What is being asked:
Please print the lines between the one with "Give me the matplotlib source for this chart." and the one with "from matplotlib import font_manager", both ends included, exactly as written, with no pictures.

(Rows from a dataset of charts and code)
============

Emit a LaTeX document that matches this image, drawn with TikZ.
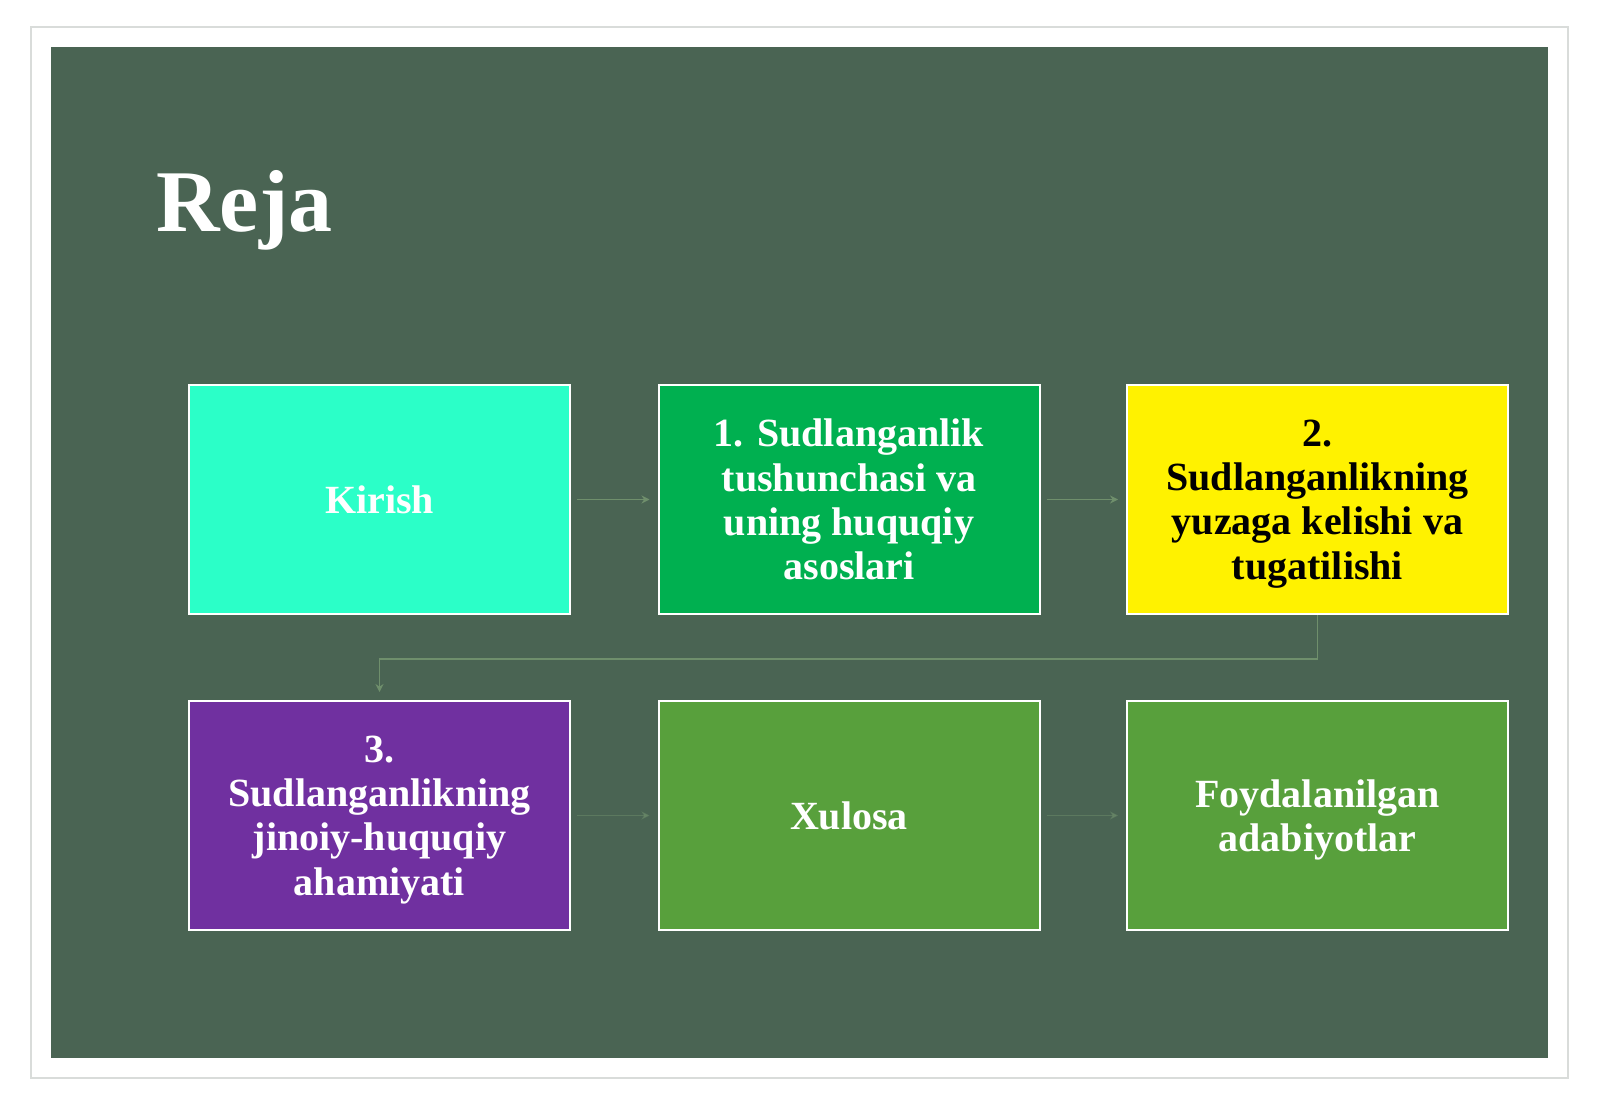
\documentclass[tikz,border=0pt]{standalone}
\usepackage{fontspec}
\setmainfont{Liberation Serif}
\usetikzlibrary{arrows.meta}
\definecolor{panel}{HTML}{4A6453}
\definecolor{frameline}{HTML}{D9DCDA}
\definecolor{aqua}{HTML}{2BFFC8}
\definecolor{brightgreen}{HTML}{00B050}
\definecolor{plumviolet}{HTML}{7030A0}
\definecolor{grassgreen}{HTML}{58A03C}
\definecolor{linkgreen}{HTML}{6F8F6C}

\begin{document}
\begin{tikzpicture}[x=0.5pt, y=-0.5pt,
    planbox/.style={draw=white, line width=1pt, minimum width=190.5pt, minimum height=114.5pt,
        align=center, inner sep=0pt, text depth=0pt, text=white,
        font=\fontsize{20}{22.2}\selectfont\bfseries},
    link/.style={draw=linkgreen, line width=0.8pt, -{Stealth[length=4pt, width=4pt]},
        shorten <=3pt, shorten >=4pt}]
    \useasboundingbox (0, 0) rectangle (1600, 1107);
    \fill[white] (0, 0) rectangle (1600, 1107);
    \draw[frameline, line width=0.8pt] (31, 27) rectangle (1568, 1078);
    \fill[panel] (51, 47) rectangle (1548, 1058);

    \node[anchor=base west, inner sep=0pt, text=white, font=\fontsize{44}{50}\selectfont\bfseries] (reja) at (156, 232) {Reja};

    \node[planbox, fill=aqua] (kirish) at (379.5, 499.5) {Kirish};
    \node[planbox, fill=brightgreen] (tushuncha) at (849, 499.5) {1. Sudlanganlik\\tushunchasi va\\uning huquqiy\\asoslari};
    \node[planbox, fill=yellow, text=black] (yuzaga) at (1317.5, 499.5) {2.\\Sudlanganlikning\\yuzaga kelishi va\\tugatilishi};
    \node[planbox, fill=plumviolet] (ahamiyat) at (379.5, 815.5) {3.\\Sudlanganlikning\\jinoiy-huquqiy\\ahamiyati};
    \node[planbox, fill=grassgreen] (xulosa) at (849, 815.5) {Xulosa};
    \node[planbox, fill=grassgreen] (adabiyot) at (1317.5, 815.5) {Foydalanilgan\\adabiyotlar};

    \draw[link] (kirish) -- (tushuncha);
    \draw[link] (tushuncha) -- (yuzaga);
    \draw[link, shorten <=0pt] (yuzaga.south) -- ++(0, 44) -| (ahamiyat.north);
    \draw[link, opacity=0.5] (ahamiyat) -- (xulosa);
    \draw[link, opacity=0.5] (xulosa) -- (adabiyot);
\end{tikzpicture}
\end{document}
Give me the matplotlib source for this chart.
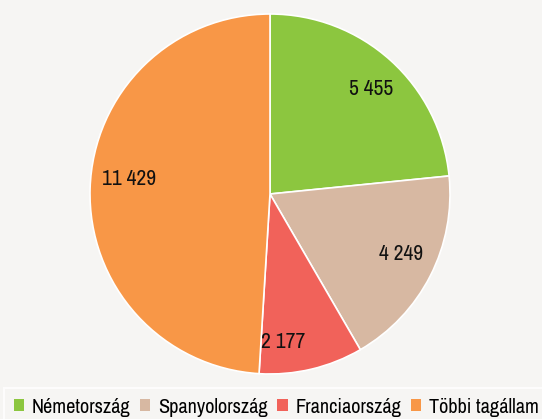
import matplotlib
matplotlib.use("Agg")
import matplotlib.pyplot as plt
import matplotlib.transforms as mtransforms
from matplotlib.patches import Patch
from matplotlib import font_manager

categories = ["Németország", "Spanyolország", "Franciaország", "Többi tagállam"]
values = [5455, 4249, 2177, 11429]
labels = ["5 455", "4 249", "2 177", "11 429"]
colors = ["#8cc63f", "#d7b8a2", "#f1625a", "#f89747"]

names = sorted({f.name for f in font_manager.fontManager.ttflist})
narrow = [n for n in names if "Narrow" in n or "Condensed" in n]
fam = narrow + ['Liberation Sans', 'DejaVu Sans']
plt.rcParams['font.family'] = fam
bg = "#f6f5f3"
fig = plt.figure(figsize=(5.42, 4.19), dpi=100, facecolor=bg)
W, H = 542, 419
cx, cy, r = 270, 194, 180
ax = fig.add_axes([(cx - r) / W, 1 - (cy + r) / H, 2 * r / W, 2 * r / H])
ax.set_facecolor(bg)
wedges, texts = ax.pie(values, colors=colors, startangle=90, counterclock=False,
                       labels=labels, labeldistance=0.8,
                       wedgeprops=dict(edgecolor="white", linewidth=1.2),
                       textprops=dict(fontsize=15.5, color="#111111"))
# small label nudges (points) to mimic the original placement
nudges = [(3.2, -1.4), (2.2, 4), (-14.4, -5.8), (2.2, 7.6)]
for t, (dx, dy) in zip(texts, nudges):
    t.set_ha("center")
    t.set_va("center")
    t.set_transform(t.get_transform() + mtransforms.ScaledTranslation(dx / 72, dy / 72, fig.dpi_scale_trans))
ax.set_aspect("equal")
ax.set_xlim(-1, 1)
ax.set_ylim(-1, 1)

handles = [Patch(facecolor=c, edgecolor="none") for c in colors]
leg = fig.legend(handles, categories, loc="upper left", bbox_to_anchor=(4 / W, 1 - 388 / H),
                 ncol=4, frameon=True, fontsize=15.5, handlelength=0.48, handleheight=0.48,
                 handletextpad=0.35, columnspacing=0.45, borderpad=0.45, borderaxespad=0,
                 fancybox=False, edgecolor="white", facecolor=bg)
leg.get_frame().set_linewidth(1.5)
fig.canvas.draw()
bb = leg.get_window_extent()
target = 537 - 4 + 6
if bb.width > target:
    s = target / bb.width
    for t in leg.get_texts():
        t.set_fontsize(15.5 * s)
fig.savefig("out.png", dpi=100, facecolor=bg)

============

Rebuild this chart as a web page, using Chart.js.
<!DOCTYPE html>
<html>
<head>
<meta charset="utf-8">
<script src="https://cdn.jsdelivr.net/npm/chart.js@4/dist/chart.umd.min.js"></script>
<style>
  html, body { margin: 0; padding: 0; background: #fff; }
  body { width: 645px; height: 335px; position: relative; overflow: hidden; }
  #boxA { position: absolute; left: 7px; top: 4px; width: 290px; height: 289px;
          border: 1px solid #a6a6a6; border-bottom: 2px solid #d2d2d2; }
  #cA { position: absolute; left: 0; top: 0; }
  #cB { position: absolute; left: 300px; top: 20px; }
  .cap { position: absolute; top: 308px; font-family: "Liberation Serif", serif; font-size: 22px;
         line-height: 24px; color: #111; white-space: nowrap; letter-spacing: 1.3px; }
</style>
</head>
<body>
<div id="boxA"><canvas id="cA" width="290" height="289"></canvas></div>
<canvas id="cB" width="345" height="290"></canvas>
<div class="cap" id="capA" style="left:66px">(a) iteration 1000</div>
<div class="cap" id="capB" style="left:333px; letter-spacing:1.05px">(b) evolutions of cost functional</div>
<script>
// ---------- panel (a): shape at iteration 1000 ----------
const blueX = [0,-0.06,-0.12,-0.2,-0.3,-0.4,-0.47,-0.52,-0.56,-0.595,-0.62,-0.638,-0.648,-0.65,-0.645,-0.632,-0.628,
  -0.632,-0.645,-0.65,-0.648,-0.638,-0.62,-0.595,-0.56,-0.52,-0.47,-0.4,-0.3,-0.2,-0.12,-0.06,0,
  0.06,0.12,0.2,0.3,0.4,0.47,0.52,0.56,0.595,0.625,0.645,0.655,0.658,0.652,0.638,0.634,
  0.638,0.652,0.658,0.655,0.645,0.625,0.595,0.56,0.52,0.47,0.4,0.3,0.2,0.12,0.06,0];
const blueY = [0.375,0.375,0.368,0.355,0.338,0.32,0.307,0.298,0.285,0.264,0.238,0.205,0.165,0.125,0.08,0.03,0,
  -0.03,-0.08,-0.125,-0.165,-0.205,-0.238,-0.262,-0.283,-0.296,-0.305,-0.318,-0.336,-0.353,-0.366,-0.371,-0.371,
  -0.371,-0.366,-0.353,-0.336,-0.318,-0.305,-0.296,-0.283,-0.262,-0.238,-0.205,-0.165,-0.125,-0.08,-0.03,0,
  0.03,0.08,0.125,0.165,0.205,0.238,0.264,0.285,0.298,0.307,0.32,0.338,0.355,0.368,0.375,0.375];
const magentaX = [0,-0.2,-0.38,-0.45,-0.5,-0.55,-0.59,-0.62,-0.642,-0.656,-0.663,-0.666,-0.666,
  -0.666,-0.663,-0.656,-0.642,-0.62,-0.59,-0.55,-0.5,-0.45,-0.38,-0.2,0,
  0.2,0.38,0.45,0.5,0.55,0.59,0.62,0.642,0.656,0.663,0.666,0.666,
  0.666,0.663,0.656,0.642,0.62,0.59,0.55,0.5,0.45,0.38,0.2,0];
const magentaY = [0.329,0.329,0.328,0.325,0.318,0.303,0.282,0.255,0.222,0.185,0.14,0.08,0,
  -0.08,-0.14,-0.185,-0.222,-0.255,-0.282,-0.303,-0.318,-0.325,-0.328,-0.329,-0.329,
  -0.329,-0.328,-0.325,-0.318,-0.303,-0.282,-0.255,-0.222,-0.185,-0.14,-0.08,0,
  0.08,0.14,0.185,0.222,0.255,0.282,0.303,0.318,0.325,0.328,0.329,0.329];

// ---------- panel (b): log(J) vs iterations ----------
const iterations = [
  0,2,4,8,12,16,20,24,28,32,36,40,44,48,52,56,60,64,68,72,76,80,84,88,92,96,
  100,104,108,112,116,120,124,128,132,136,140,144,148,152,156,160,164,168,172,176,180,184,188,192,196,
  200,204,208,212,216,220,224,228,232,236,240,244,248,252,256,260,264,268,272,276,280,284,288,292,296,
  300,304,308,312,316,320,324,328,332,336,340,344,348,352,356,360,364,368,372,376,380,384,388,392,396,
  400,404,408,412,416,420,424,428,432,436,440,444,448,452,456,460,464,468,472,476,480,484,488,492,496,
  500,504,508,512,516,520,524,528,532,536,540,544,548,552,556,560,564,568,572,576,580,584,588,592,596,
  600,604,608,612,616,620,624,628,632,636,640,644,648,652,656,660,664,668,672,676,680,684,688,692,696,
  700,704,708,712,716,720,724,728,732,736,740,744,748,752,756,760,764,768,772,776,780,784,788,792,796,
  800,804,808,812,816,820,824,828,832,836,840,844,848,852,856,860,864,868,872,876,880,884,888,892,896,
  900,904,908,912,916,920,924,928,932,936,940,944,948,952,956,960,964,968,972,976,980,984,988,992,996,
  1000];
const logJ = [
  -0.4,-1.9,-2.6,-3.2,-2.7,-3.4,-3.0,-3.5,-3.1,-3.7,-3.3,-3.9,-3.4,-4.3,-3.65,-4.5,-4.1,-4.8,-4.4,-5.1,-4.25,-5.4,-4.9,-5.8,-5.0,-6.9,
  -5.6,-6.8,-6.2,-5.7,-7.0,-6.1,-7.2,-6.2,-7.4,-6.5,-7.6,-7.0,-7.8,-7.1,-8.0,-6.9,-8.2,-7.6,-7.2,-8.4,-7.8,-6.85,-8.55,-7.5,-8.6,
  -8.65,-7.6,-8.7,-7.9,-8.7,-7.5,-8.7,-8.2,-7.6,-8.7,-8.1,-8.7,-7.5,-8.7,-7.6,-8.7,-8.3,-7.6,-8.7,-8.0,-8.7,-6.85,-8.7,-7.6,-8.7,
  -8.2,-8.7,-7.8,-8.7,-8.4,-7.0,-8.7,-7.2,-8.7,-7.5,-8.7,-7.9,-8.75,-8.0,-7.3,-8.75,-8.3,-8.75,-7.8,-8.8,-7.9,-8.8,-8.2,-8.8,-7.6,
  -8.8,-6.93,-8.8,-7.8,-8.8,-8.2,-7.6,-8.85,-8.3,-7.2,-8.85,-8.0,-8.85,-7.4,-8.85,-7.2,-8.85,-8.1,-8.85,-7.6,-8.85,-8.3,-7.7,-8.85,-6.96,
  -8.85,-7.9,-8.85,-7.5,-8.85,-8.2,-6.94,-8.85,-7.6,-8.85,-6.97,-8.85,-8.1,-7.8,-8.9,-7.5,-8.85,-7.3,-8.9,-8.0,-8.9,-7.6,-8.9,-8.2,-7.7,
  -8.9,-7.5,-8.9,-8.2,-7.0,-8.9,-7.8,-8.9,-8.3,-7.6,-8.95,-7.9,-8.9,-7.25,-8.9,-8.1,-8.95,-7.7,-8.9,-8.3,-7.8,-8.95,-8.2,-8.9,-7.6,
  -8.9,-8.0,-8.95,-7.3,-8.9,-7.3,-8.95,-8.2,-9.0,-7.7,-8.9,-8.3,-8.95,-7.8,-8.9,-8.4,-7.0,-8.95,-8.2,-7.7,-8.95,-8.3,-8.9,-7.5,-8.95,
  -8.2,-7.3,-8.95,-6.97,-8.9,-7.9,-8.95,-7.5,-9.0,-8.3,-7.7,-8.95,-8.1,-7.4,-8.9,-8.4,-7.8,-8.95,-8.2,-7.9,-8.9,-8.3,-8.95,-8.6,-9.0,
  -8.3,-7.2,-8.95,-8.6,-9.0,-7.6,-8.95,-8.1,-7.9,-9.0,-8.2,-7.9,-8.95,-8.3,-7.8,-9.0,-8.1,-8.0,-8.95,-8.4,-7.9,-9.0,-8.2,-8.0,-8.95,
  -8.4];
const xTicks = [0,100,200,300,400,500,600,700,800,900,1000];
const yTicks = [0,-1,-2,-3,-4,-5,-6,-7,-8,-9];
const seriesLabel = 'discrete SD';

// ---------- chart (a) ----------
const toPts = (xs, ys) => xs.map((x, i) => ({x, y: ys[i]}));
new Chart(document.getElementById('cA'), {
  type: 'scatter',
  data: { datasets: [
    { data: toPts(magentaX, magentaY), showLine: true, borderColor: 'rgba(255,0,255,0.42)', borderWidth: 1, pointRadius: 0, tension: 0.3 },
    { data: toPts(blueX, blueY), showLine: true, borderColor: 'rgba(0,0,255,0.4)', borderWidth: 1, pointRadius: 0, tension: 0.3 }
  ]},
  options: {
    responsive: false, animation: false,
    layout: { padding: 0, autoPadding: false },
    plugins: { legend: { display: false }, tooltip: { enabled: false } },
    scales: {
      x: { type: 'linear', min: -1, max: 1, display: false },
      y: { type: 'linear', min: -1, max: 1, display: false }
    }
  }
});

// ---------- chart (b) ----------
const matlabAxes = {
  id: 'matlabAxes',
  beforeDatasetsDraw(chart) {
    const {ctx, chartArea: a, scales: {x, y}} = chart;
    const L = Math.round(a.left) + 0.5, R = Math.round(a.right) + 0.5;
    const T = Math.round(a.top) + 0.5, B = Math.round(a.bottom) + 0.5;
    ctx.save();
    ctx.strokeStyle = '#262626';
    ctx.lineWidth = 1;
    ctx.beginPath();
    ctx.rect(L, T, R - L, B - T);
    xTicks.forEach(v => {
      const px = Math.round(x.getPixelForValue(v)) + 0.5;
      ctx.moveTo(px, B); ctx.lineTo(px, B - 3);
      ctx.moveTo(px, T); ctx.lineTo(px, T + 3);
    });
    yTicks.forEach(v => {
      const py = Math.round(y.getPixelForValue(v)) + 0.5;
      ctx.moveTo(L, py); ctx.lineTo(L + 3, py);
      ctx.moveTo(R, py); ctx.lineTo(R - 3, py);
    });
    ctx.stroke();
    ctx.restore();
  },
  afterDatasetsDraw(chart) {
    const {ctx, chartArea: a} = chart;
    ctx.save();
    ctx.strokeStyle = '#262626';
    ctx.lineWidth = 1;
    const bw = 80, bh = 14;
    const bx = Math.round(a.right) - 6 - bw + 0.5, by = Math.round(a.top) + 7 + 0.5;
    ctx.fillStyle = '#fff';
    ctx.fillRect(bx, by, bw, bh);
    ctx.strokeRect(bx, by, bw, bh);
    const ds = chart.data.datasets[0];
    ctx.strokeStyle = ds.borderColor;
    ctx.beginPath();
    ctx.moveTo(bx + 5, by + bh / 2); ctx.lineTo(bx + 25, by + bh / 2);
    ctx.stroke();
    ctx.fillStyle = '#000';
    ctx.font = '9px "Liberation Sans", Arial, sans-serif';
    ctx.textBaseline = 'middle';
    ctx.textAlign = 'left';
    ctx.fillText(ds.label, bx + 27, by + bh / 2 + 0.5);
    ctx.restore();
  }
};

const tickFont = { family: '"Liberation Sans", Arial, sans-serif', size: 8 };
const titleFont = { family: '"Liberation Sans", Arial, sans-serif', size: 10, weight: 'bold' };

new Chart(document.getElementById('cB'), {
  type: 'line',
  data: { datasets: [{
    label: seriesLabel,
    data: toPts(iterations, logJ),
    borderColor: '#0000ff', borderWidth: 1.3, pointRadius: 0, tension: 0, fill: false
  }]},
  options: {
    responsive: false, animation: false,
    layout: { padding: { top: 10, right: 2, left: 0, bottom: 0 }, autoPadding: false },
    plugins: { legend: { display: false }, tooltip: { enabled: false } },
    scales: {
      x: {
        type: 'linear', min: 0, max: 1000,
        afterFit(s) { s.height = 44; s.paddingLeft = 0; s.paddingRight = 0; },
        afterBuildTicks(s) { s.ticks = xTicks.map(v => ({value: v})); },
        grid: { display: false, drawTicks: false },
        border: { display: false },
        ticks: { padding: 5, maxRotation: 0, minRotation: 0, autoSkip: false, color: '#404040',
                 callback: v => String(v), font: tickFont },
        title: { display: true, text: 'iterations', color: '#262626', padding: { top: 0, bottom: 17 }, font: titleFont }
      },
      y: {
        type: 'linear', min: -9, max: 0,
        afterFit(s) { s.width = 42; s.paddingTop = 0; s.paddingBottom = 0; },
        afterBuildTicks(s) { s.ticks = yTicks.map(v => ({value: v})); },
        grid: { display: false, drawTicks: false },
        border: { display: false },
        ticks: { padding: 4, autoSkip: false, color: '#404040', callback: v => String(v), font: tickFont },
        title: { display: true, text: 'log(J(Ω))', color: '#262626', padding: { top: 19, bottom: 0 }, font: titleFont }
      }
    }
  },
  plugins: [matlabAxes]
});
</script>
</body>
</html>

============

Right answer:
Give me the matplotlib source for this chart.
import matplotlib
matplotlib.use("Agg")
import matplotlib.pyplot as plt
import matplotlib.transforms as mtransforms
from matplotlib.patches import Patch
from matplotlib import font_manager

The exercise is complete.